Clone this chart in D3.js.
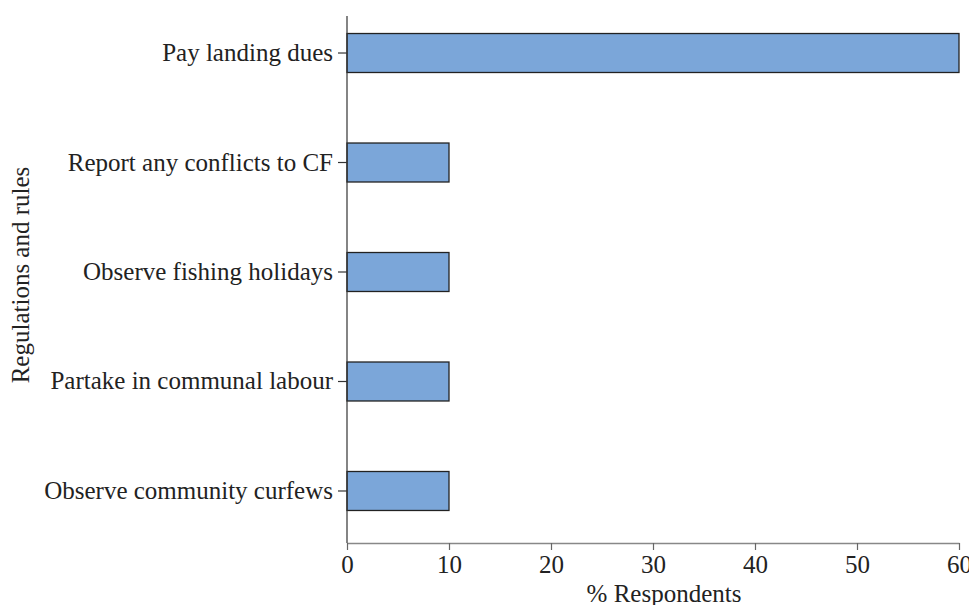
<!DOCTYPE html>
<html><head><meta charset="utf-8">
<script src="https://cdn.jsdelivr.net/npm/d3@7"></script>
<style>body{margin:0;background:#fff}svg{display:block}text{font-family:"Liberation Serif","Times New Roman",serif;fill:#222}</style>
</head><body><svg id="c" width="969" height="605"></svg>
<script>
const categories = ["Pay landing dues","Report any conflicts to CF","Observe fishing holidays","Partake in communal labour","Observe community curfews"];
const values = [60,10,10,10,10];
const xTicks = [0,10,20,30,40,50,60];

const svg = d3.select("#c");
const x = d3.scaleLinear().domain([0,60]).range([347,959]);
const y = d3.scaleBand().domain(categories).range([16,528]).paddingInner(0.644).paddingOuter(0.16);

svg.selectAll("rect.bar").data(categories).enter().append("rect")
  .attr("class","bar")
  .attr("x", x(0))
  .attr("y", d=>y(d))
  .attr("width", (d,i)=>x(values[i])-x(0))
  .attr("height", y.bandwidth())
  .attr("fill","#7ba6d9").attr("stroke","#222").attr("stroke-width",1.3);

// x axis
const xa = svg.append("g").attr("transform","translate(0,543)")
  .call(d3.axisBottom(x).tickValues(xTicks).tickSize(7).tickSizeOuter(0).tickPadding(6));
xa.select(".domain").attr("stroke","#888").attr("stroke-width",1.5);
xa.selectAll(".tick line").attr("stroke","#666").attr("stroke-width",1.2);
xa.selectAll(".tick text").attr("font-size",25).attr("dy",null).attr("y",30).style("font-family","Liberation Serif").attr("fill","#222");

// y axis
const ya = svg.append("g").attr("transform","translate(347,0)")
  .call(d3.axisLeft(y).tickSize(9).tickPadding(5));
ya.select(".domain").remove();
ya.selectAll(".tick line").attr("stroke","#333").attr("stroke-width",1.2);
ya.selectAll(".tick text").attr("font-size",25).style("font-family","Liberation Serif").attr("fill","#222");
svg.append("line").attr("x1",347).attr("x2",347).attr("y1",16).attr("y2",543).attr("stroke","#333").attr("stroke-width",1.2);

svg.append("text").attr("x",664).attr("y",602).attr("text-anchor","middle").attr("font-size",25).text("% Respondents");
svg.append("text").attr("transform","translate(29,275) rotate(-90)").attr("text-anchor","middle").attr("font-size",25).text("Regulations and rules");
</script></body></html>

◆ ◆ ◆ ◆ ◆

- [Task requirements] Quote the material in full and exactly; do not carry over its pictures.

- [The reply]
Clone this chart in D3.js.
<!DOCTYPE html>
<html><head><meta charset="utf-8">
<script src="https://cdn.jsdelivr.net/npm/d3@7"></script>
<style>body{margin:0;background:#fff}svg{display:block}text{font-family:"Liberation Serif","Times New Roman",serif;fill:#222}</style>
</head><body><svg id="c" width="969" height="605"></svg>
<script>
const categories = ["Pay landing dues","Report any conflicts to CF","Observe fishing holidays","Partake in communal labour","Observe community curfews"];
const values = [60,10,10,10,10];
const xTicks = [0,10,20,30,40,50,60];

const svg = d3.select("#c");
const x = d3.scaleLinear().domain([0,60]).range([347,959]);
const y = d3.scaleBand().domain(categories).range([16,528]).paddingInner(0.644).paddingOuter(0.16);

svg.selectAll("rect.bar").data(categories).enter().append("rect")
  .attr("class","bar")
  .attr("x", x(0))
  .attr("y", d=>y(d))
  .attr("width", (d,i)=>x(values[i])-x(0))
  .attr("height", y.bandwidth())
  .attr("fill","#7ba6d9").attr("stroke","#222").attr("stroke-width",1.3);

// x axis
const xa = svg.append("g").attr("transform","translate(0,543)")
  .call(d3.axisBottom(x).tickValues(xTicks).tickSize(7).tickSizeOuter(0).tickPadding(6));
xa.select(".domain").attr("stroke","#888").attr("stroke-width",1.5);
xa.selectAll(".tick line").attr("stroke","#666").attr("stroke-width",1.2);
xa.selectAll(".tick text").attr("font-size",25).attr("dy",null).attr("y",30).style("font-family","Liberation Serif").attr("fill","#222");

// y axis
const ya = svg.append("g").attr("transform","translate(347,0)")
  .call(d3.axisLeft(y).tickSize(9).tickPadding(5));
ya.select(".domain").remove();
ya.selectAll(".tick line").attr("stroke","#333").attr("stroke-width",1.2);
ya.selectAll(".tick text").attr("font-size",25).style("font-family","Liberation Serif").attr("fill","#222");
svg.append("line").attr("x1",347).attr("x2",347).attr("y1",16).attr("y2",543).attr("stroke","#333").attr("stroke-width",1.2);

svg.append("text").attr("x",664).attr("y",602).attr("text-anchor","middle").attr("font-size",25).text("% Respondents");
svg.append("text").attr("transform","translate(29,275) rotate(-90)").attr("text-anchor","middle").attr("font-size",25).text("Regulations and rules");
</script></body></html>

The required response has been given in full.